Source code of charts –
----

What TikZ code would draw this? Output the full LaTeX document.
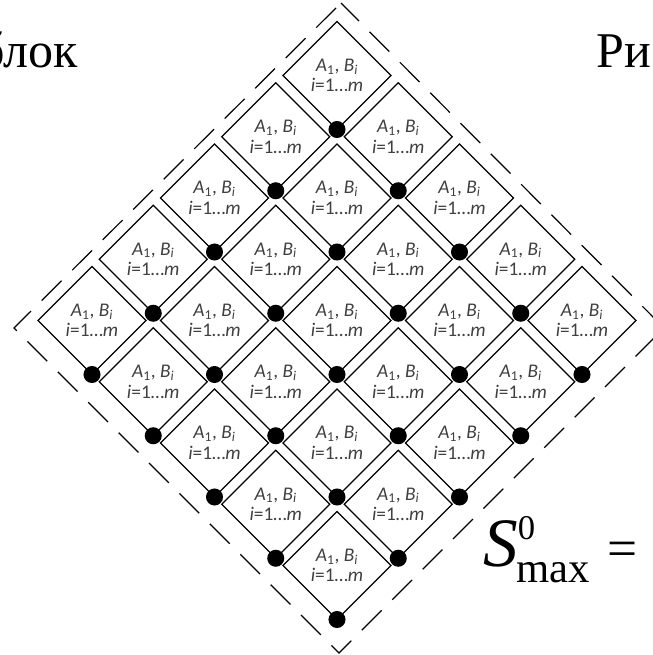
\documentclass[tikz,border=0pt]{standalone}
\usepackage{fontspec}
\setmainfont{Liberation Serif}
\newfontfamily\cellfont{Carlito}
\usetikzlibrary{shapes.geometric,positioning}
\tikzset{
  cell/.style={draw,diamond,aspect=1,minimum size=81pt,inner sep=0pt,outer sep=0pt,line width=0.9pt,align=center,text=black!75,font=\cellfont\fontsize{14.5}{15.5}\selectfont},
  joint/.style={fill=black},
  frame/.style={draw,line width=0.9pt,dash pattern=on 21pt off 11.25pt,dash phase=27pt},
  big/.style={inner sep=0pt,font=\fontsize{37.5}{40}\selectfont}
}
\newcommand{\celltext}{\textit{A}\textsubscript{1}, \textit{B}\textsubscript{\textit{i}}\\\textit{i}=1\ldots\textit{m}}
\newcommand{\smaxtext}{{\fontsize{52}{56}\selectfont\textit{S}}%
  \rlap{\raisebox{20pt}{\fontsize{26}{28}\selectfont 0}}%
  \kern-1pt\raisebox{-12pt}{\fontsize{32}{34}\selectfont max}%
  \hspace{13pt}{\fontsize{40}{44}\selectfont =}}

\begin{document}
\begin{tikzpicture}[x=0.75pt,y=-0.75pt]
\useasboundingbox (0,0) rectangle (652,655);

% grid of blocks, joint under each one
\foreach \i in {0,...,4}{
  \foreach \j in {0,...,4}{
    \node[cell] (blk-\i-\j) at ({337+61.25*(\j-\i)},{75.5+61.25*(\i+\j)}) {\celltext};
    \fill[joint] (blk-\i-\j.south) circle (6.4pt);
  }
}

% dashed border
\coordinate (ftop) at (341,3);
\coordinate (fleft) at (14,328);
\coordinate (fbot) at (339,653);
\coordinate (fright) at (664,328);
\draw[frame] (ftop) -- (fleft) -- (fbot) -- (fright) -- cycle;

% surrounding text
\node[big,anchor=base east] (blok) at (78,68) {блок};
\node[big,anchor=base west] (ris) at (596,68) {Ри};
\node[inner sep=0pt,anchor=base west] (smax) at (483,566) {\smaxtext};

\end{tikzpicture}
\end{document}
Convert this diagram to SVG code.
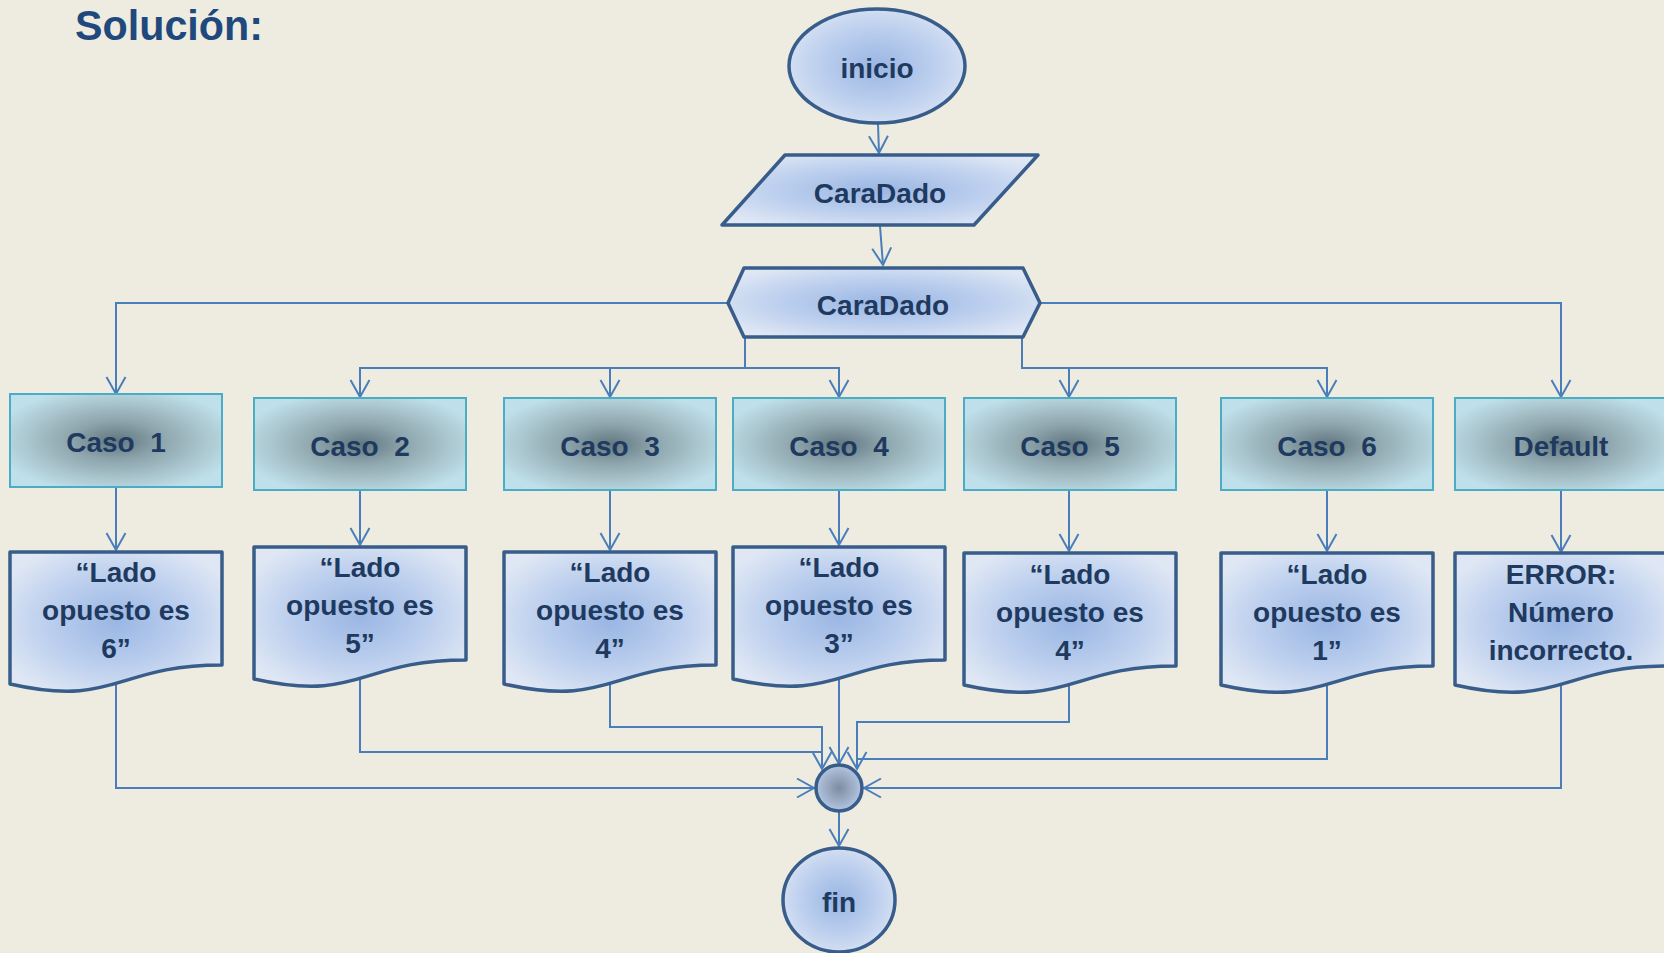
<svg xmlns="http://www.w3.org/2000/svg" width="1664" height="953" viewBox="0 0 1664 953">
<defs>
<radialGradient id="gBlue" cx="50%" cy="50%" r="60%">
<stop offset="0" stop-color="#9ab6e3"/>
<stop offset="0.55" stop-color="#bccfee"/>
<stop offset="1" stop-color="#dfe7f4"/>
</radialGradient>
<radialGradient id="gCaso" cx="50%" cy="50%" r="58%">
<stop offset="0" stop-color="#627780"/>
<stop offset="0.35" stop-color="#8ca3ab"/>
<stop offset="0.7" stop-color="#a9c4cc"/>
<stop offset="1" stop-color="#bfe0ea"/>
</radialGradient>
<radialGradient id="gJunc" cx="50%" cy="50%" r="55%">
<stop offset="0" stop-color="#7d8da2"/>
<stop offset="1" stop-color="#b8cbe6"/>
</radialGradient>
<marker id="arr" markerUnits="userSpaceOnUse" viewBox="-20 -12 24 24" markerWidth="24" markerHeight="24" refX="0" refY="0" orient="auto">
<path d="M-17,-9.5 L0,0 L-17,9.5" fill="none" stroke="#4a7ebb" stroke-width="2"/>
</marker>
</defs>
<style>
.blue{fill:url(#gBlue);stroke:#385d8a;stroke-width:3.5;stroke-linejoin:round}
.caso{fill:url(#gCaso);stroke:#4bacc6;stroke-width:2}
.t{font-family:"Liberation Sans",Arial,sans-serif;font-weight:bold;font-size:28px;fill:#203a5f;text-anchor:middle}
.c{fill:none;stroke:#4a7ebb;stroke-width:2}
.ca{fill:none;stroke:#4a7ebb;stroke-width:2;marker-end:url(#arr)}
</style>
<rect x="0" y="0" width="1664" height="953" fill="#eeece1"/>
<text x="75" y="40" font-family="Liberation Sans,Arial,sans-serif" font-weight="bold" font-size="42" fill="#1f497d" textLength="188" lengthAdjust="spacingAndGlyphs">Solución:</text>

<g id="connectors">
<path class="ca" d="M878,124 L879,153"/>
<path class="ca" d="M880,226 L883,265"/>
<path class="ca" d="M728,303 H116 V394"/>
<path class="ca" d="M1040,303 H1561 V397"/>
<path class="ca" d="M745,337 V368 H360 V397"/>
<path class="ca" d="M610,368 V397"/>
<path class="ca" d="M745,368 H839 V397"/>
<path class="ca" d="M1022,337 V368 H1327 V397"/>
<path class="ca" d="M1069,368 V397"/>
<path class="ca" d="M116,487 V550"/>
<path class="ca" d="M360,490 V545"/>
<path class="ca" d="M610,490 V550"/>
<path class="ca" d="M839,490 V545"/>
<path class="ca" d="M1069,490 V551"/>
<path class="ca" d="M1327,490 V551"/>
<path class="ca" d="M1561,490 V552"/>
<path class="ca" d="M116,684 V788 H814"/>
<path class="c" d="M360,679 V752 H822"/>
<path class="ca" d="M610,684 V727 H822 V769"/>
<path class="ca" d="M839,679 V764"/>
<path class="ca" d="M1069,685 V722 H857 V769"/>
<path class="c" d="M1327,685 V759 H857"/>
<path class="ca" d="M1561,685 V788 H864"/>
<path class="ca" d="M839,812 V846"/>
</g>

<g id="inicio">
<ellipse class="blue" cx="877" cy="66" rx="88" ry="57"/>
<text class="t" x="877" y="78">inicio</text>
</g>
<g id="entrada">
<path class="blue" d="M785,155 H1038 L974,225 H722 Z"/>
<text class="t" x="880" y="203">CaraDado</text>
</g>
<g id="switch">
<path class="blue" d="M744,268 H1023 L1040,303 L1023,337 H744 L728,303 Z"/>
<text class="t" x="883" y="315">CaraDado</text>
</g>

<g id="caso1"><rect class="caso" x="10" y="394" width="212" height="93"/><text class="t" x="116" y="452" xml:space="preserve">Caso  1</text></g>
<g id="caso2"><rect class="caso" x="254" y="398" width="212" height="92"/><text class="t" x="360" y="456" xml:space="preserve">Caso  2</text></g>
<g id="caso3"><rect class="caso" x="504" y="398" width="212" height="92"/><text class="t" x="610" y="456" xml:space="preserve">Caso  3</text></g>
<g id="caso4"><rect class="caso" x="733" y="398" width="212" height="92"/><text class="t" x="839" y="456" xml:space="preserve">Caso  4</text></g>
<g id="caso5"><rect class="caso" x="964" y="398" width="212" height="92"/><text class="t" x="1070" y="456" xml:space="preserve">Caso  5</text></g>
<g id="caso6"><rect class="caso" x="1221" y="398" width="212" height="92"/><text class="t" x="1327" y="456" xml:space="preserve">Caso  6</text></g>
<g id="default"><rect class="caso" x="1455" y="398" width="212" height="92"/><text class="t" x="1561" y="456">Default</text></g>

<g id="doc1">
<path class="blue" d="M10,552 H222 V665 C116,665 116,708 10,684 Z"/>
<text class="t" x="116" y="582">“Lado</text><text class="t" x="116" y="620">opuesto es</text><text class="t" x="116" y="658">6”</text>
</g>
<g id="doc2">
<path class="blue" d="M254,547 H466 V660 C360,660 360,703 254,679 Z"/>
<text class="t" x="360" y="577">“Lado</text><text class="t" x="360" y="615">opuesto es</text><text class="t" x="360" y="653">5”</text>
</g>
<g id="doc3">
<path class="blue" d="M504,552 H716 V665 C610,665 610,708 504,684 Z"/>
<text class="t" x="610" y="582">“Lado</text><text class="t" x="610" y="620">opuesto es</text><text class="t" x="610" y="658">4”</text>
</g>
<g id="doc4">
<path class="blue" d="M733,547 H945 V660 C839,660 839,703 733,679 Z"/>
<text class="t" x="839" y="577">“Lado</text><text class="t" x="839" y="615">opuesto es</text><text class="t" x="839" y="653">3”</text>
</g>
<g id="doc5">
<path class="blue" d="M964,553 H1176 V666 C1070,666 1070,709 964,685 Z"/>
<text class="t" x="1070" y="584">“Lado</text><text class="t" x="1070" y="622">opuesto es</text><text class="t" x="1070" y="660">4”</text>
</g>
<g id="doc6">
<path class="blue" d="M1221,553 H1433 V666 C1327,666 1327,709 1221,685 Z"/>
<text class="t" x="1327" y="584">“Lado</text><text class="t" x="1327" y="622">opuesto es</text><text class="t" x="1327" y="660">1”</text>
</g>
<g id="docDefault">
<path class="blue" d="M1455,553 H1667 V666 C1561,666 1561,709 1455,685 Z"/>
<text class="t" x="1561" y="584">ERROR:</text><text class="t" x="1561" y="622">Número</text><text class="t" x="1561" y="660">incorrecto.</text>
</g>

<g id="junction">
<circle cx="839" cy="788" r="23" fill="url(#gJunc)" stroke="#385d8a" stroke-width="3.5"/>
</g>
<g id="fin">
<ellipse class="blue" cx="839" cy="900" rx="56" ry="52"/>
<text class="t" x="839" y="912">fin</text>
</g>
</svg>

----

Directions for this task –
Check each line of the data above for the word "draw" and say how many lines have it. Give the number alone.

Solution to this task –
4